⟨
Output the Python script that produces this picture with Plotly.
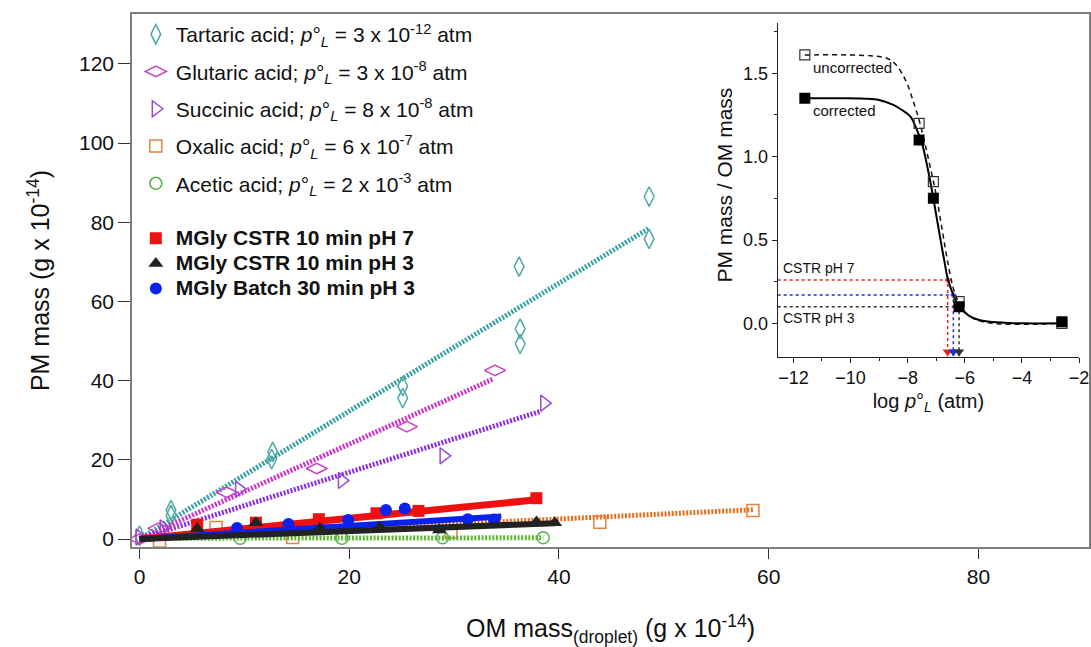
import plotly.graph_objects as go

FONT = "Liberation Sans, Arial, Helvetica, sans-serif"

# ---------------- main panel data (g x 1e-14) ----------------
tartaric_x = [0.0, 3.0, 3.0, 12.6, 12.7, 25.1, 25.1, 36.3, 36.3, 36.2, 48.6, 48.6]
tartaric_y = [0.8, 6.0, 7.3, 20.2, 22.0, 35.6, 38.6, 49.3, 53.1, 68.8, 75.8, 86.5]
glutaric_x = [0.0, 1.8, 8.3, 16.9, 25.5, 33.9]
glutaric_y = [0.0, 2.7, 11.8, 17.8, 28.4, 42.6]
succinic_x = [0.0, 2.3, 9.5, 19.3, 29.0, 38.6]
succinic_y = [0.5, 2.8, 12.6, 14.8, 21.0, 34.3]
oxalic_x = [1.9, 7.3, 14.6, 29.7, 43.9, 58.5]
oxalic_y = [-0.5, 2.9, 0.4, 1.8, 4.2, 7.2]
acetic_x = [9.6, 19.3, 28.9, 38.5]
acetic_y = [0.2, 0.2, 0.3, 0.3]

# fitted lines (end points)
tartaric_fit_x = [0.0, 48.6]
tartaric_fit_y = [0.0, 78.5]
glutaric_fit_x = [0.0, 33.7]
glutaric_fit_y = [0.0, 40.4]
succinic_fit_x = [0.0, 38.3]
succinic_fit_y = [0.0, 32.3]
oxalic_fit_x = [0.0, 58.5]
oxalic_fit_y = [0.0, 7.4]
acetic_fit_x = [0.0, 38.5]
acetic_fit_y = [0.2, 0.3]

cstr7_x = [5.5, 11.1, 17.1, 22.6, 26.6, 37.85]
cstr7_y = [3.6, 4.1, 5.0, 6.5, 7.1, 10.3]
cstr7_fit_x = [0.0, 37.85]
cstr7_fit_y = [0.0, 9.9]
cstr3_x = [5.5, 11.1, 17.2, 22.9, 28.6, 37.85, 39.6]
cstr3_y = [2.6, 4.1, 2.7, 3.0, 2.3, 4.3, 4.1]
cstr3_fit_x = [0.0, 39.6]
cstr3_fit_y = [0.0, 4.0]
batch_x = [9.3, 14.2, 19.9, 23.5, 25.3, 31.3, 33.8]
batch_y = [2.8, 3.8, 4.8, 7.3, 7.7, 5.0, 4.9]
batch_fit_x = [0.0, 34.5]
batch_fit_y = [0.0, 5.7]

# ---------------- inset data ----------------
logp = [-11.6, -7.6, -7.1, -6.2, -2.6]
ratio_corrected = [1.35, 1.10, 0.75, 0.10, 0.01]
ratio_uncorrected = [1.61, 1.20, 0.85, 0.13, 0.00]

corr_curve_x = [-11.6, -10.5, -9.5, -9.0, -8.5, -8.2, -7.9, -7.7, -7.5, -7.3, -7.1,
                -6.9, -6.7, -6.6, -6.4, -6.2, -6.0, -5.8, -5.5, -5.0, -4.5, -4.0, -2.6]
corr_curve_y = [1.35, 1.35, 1.348, 1.34, 1.31, 1.28, 1.24, 1.17, 1.08, 0.93, 0.75,
                0.55, 0.36, 0.27, 0.17, 0.10, 0.065, 0.04, 0.02, 0.008, 0.003, 0.0, 0.0]
unc_curve_x = [-11.6, -10.0, -9.3, -9.0, -8.8, -8.6, -8.4, -8.2, -8.0, -7.8, -7.6,
               -7.4, -7.2, -7.0, -6.8, -6.6, -6.4, -6.2, -6.0, -5.8, -5.5, -5.0,
               -4.5, -3.5, -2.6]
unc_curve_y = [1.61, 1.61, 1.605, 1.60, 1.595, 1.58, 1.55, 1.50, 1.43, 1.33, 1.22,
               1.08, 0.93, 0.77, 0.57, 0.37, 0.21, 0.12, 0.07, 0.04, 0.015, 0.0,
               -0.005, -0.005, 0.0]

cstr_ratio = [0.26, 0.17, 0.10]
cstr_logp = [-6.6, -6.4, -6.2]
cstr_colors = ["#e8231f", "#1a2ee0", "#333333"]

INSET_X = [-12.55, -2.0]
INSET_Y = [-0.2, 1.8]
ARROW_LIFT = 0.03  # arrowhead sits just above the inset x axis

fig = go.Figure()

DOT = "2px,1.6px"

acids = [
    ("Tartaric acid; <i>p</i>°<sub><i>L</i></sub> = 3 x 10<sup>-12</sup> atm",
     tartaric_x, tartaric_y, tartaric_fit_x, tartaric_fit_y, "diamond-tall-open", 14, "#4fa9a6", "#35a0a0"),
    ("Glutaric acid; <i>p</i>°<sub><i>L</i></sub> = 3 x 10<sup>-8</sup> atm",
     glutaric_x, glutaric_y, glutaric_fit_x, glutaric_fit_y, "diamond-wide-open", 15, "#c841c4", "#cc30c8"),
    ("Succinic acid; <i>p</i>°<sub><i>L</i></sub> = 8 x 10<sup>-8</sup> atm",
     succinic_x, succinic_y, succinic_fit_x, succinic_fit_y, "triangle-right-open", 14, "#9a48d6", "#8a2ee6"),
    ("Oxalic acid; <i>p</i>°<sub><i>L</i></sub> = 6 x 10<sup>-7</sup> atm",
     oxalic_x, oxalic_y, oxalic_fit_x, oxalic_fit_y, "square-open", 12, "#e5813f", "#ec6e1c"),
    ("Acetic acid; <i>p</i>°<sub><i>L</i></sub> = 2 x 10<sup>-3</sup> atm",
     acetic_x, acetic_y, acetic_fit_x, acetic_fit_y, "circle-open", 12, "#58b04a", "#5cb82c"),
]

for name, x, y, fx, fy, sym, size, mc, lc in acids:
    fig.add_trace(go.Scatter(x=fx, y=fy, mode="lines", showlegend=False, hoverinfo="skip",
                             line=dict(color=lc, width=5, dash=DOT)))
    fig.add_trace(go.Scatter(x=x, y=y, mode="markers", name=name, legendgroup=name,
                             legend="legend",
                             marker=dict(symbol=sym, size=size, color=mc,
                                         line=dict(color=mc, width=1.5))))

mgly = [
    ("MGly CSTR 10 min pH 7", cstr7_x, cstr7_y, cstr7_fit_x, cstr7_fit_y, "square", 12, "#ee1111", 7, 1),
    ("MGly Batch 30 min pH 3", batch_x, batch_y, batch_fit_x, batch_fit_y, "circle", 12, "#0a22ee", 6, 3),
    ("MGly CSTR 10 min pH 3", cstr3_x, cstr3_y, cstr3_fit_x, cstr3_fit_y, "triangle-up", 13, "#222222", 6, 2),
]
for name, x, y, fx, fy, sym, size, c, lw, rank in mgly:
    fig.add_trace(go.Scatter(x=fx, y=fy, mode="lines", showlegend=False, hoverinfo="skip",
                             line=dict(color=c, width=lw)))
    fig.add_trace(go.Scatter(x=x, y=y, mode="markers",
                             name="<span style='font-size:21px'><b>" + name + "</b></span>",
                             legend="legend2", legendrank=rank, legendgroup=name,
                             marker=dict(symbol=sym, size=size, color=c, line=dict(width=0))))

# ---------------- inset traces ----------------
for r, lp, c in zip(cstr_ratio, cstr_logp, cstr_colors):
    fig.add_trace(go.Scatter(x=[INSET_X[0], lp, lp], y=[r, r, INSET_Y[0]], mode="lines+markers",
                             xaxis="x2", yaxis="y2", showlegend=False, hoverinfo="skip",
                             line=dict(color=c, width=1.5, dash="dot"),
                             marker=dict(size=[0, 6, 0], color=c, symbol="diamond")))
    fig.add_trace(go.Scatter(x=[lp], y=[INSET_Y[0] + ARROW_LIFT], mode="markers",
                             xaxis="x2", yaxis="y2", showlegend=False, hoverinfo="skip",
                             marker=dict(symbol="triangle-down", size=9, color=c)))

fig.add_trace(go.Scatter(x=unc_curve_x, y=unc_curve_y, mode="lines", line_shape="spline",
                         xaxis="x2", yaxis="y2", showlegend=False,
                         line=dict(color="#111111", width=1.5, dash="5px,4px")))
fig.add_trace(go.Scatter(x=corr_curve_x, y=corr_curve_y, mode="lines", line_shape="spline",
                         xaxis="x2", yaxis="y2", showlegend=False,
                         line=dict(color="#000000", width=2)))
fig.add_trace(go.Scatter(x=logp, y=ratio_uncorrected, mode="markers", xaxis="x2", yaxis="y2",
                         showlegend=False,
                         marker=dict(symbol="square-open", size=10, color="#333333",
                                     line=dict(width=1.2, color="#333333"))))
fig.add_trace(go.Scatter(x=logp, y=ratio_corrected, mode="markers", xaxis="x2", yaxis="y2",
                         showlegend=False,
                         marker=dict(symbol="square", size=11, color="#000000")))

inset_labels = [("uncorrected", -11.38, 1.535, 15), ("corrected", -11.38, 1.275, 15),
                ("CSTR pH 7", -12.45, 0.33, 14), ("CSTR pH 3", -12.45, 0.03, 14)]
for txt, ax_, ay_, fs in inset_labels:
    fig.add_annotation(x=ax_, y=ay_, xref="x2", yref="y2", text=txt, showarrow=False,
                       xanchor="left", yanchor="middle", font=dict(size=fs, color="#111111"))

# inset y-axis title
fig.add_annotation(x=0.619, y=0.679, xref="paper", yref="paper", text="PM mass / OM mass",
                   textangle=-90, showarrow=False, xanchor="center", yanchor="middle",
                   font=dict(family=FONT, size=21, color="#111111"))

axis_font = dict(family=FONT, size=21, color="#111111")
fig.update_layout(
    width=1091, height=647,
    margin=dict(l=132, r=2, t=14, b=100, autoexpand=False),
    paper_bgcolor="white", plot_bgcolor="white",
    font=dict(family=FONT, color="#111111"),
    xaxis=dict(range=[-0.72, 90.55], showgrid=False, zeroline=False,
               showline=True, mirror=True, linecolor="#7f7f7f", linewidth=1.5,
               ticks="outside", ticklen=10, tickwidth=1.3, tickcolor="#333333",
               tick0=0, dtick=20, tickfont=axis_font,
               title=dict(text="OM mass<sub>(droplet)</sub> (g x 10<sup>-14</sup>)",
                          font=dict(family=FONT, size=25, color="#111111"), standoff=33)),
    yaxis=dict(range=[-2.02, 132.6], showgrid=False, zeroline=False,
               showline=True, mirror=True, linecolor="#7f7f7f", linewidth=1.5,
               ticks="outside", ticklen=12, tickwidth=1.3, tickcolor="#333333",
               tick0=0, dtick=20, tickfont=axis_font,
               title=dict(text="PM mass (g x 10<sup>-14</sup>)",
                          font=dict(family=FONT, size=25, color="#111111"), standoff=22)),
    xaxis2=dict(domain=[0.6747, 0.9896], anchor="y2", range=INSET_X, showgrid=False,
                zeroline=False, showline=True, linecolor="#222222", linewidth=1.3,
                ticks="outside", ticklen=5, tickcolor="#222222", tick0=-12, dtick=2,
                minor=dict(ticks="outside", ticklen=3, dtick=1, tick0=-12, tickcolor="#222222"),
                tickfont=dict(family=FONT, size=18, color="#111111"),
                title=dict(text="log <i>p</i>°<sub><i>L</i></sub> (atm)",
                           font=dict(family=FONT, size=20, color="#111111"), standoff=6)),
    yaxis2=dict(domain=[0.357, 0.9826], anchor="x2", range=INSET_Y, showgrid=False,
                zeroline=False, showline=True, linecolor="#222222", linewidth=1.3,
                ticks="outside", ticklen=5, tickcolor="#222222", tick0=0, dtick=0.5,
                tickformat=".1f",
                minor=dict(ticks="outside", ticklen=3, dtick=0.25, tick0=0, tickcolor="#222222"),
                tickfont=dict(family=FONT, size=18, color="#111111")),
    legend=dict(x=0.004, y=1.0, xanchor="left", yanchor="top",
                font=dict(family=FONT, size=21, color="#111111"),
                tracegroupgap=7, bgcolor="rgba(0,0,0,0)", borderwidth=0),
    legend2=dict(x=0.004, y=0.612, xanchor="left", yanchor="top",
                 font=dict(family=FONT, size=17, color="#111111"),
                 tracegroupgap=0, bgcolor="rgba(0,0,0,0)", borderwidth=0,
                 traceorder="normal"),
)

fig.write_html("out.html", config={"displayModeBar": False},
               post_script="document.body.style.margin='0';document.body.style.overflow='hidden';")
⟩
Only the lines from the top of the data through the line with "ratio_uncorrected = [1.61, 1.20, 0.85, 0.13, 0.00]" should be quoted, exactly and with both ends kept; skip the pictures.

Output the Python script that produces this picture with Plotly.
import plotly.graph_objects as go

FONT = "Liberation Sans, Arial, Helvetica, sans-serif"

# ---------------- main panel data (g x 1e-14) ----------------
tartaric_x = [0.0, 3.0, 3.0, 12.6, 12.7, 25.1, 25.1, 36.3, 36.3, 36.2, 48.6, 48.6]
tartaric_y = [0.8, 6.0, 7.3, 20.2, 22.0, 35.6, 38.6, 49.3, 53.1, 68.8, 75.8, 86.5]
glutaric_x = [0.0, 1.8, 8.3, 16.9, 25.5, 33.9]
glutaric_y = [0.0, 2.7, 11.8, 17.8, 28.4, 42.6]
succinic_x = [0.0, 2.3, 9.5, 19.3, 29.0, 38.6]
succinic_y = [0.5, 2.8, 12.6, 14.8, 21.0, 34.3]
oxalic_x = [1.9, 7.3, 14.6, 29.7, 43.9, 58.5]
oxalic_y = [-0.5, 2.9, 0.4, 1.8, 4.2, 7.2]
acetic_x = [9.6, 19.3, 28.9, 38.5]
acetic_y = [0.2, 0.2, 0.3, 0.3]

# fitted lines (end points)
tartaric_fit_x = [0.0, 48.6]
tartaric_fit_y = [0.0, 78.5]
glutaric_fit_x = [0.0, 33.7]
glutaric_fit_y = [0.0, 40.4]
succinic_fit_x = [0.0, 38.3]
succinic_fit_y = [0.0, 32.3]
oxalic_fit_x = [0.0, 58.5]
oxalic_fit_y = [0.0, 7.4]
acetic_fit_x = [0.0, 38.5]
acetic_fit_y = [0.2, 0.3]

cstr7_x = [5.5, 11.1, 17.1, 22.6, 26.6, 37.85]
cstr7_y = [3.6, 4.1, 5.0, 6.5, 7.1, 10.3]
cstr7_fit_x = [0.0, 37.85]
cstr7_fit_y = [0.0, 9.9]
cstr3_x = [5.5, 11.1, 17.2, 22.9, 28.6, 37.85, 39.6]
cstr3_y = [2.6, 4.1, 2.7, 3.0, 2.3, 4.3, 4.1]
cstr3_fit_x = [0.0, 39.6]
cstr3_fit_y = [0.0, 4.0]
batch_x = [9.3, 14.2, 19.9, 23.5, 25.3, 31.3, 33.8]
batch_y = [2.8, 3.8, 4.8, 7.3, 7.7, 5.0, 4.9]
batch_fit_x = [0.0, 34.5]
batch_fit_y = [0.0, 5.7]

# ---------------- inset data ----------------
logp = [-11.6, -7.6, -7.1, -6.2, -2.6]
ratio_corrected = [1.35, 1.10, 0.75, 0.10, 0.01]
ratio_uncorrected = [1.61, 1.20, 0.85, 0.13, 0.00]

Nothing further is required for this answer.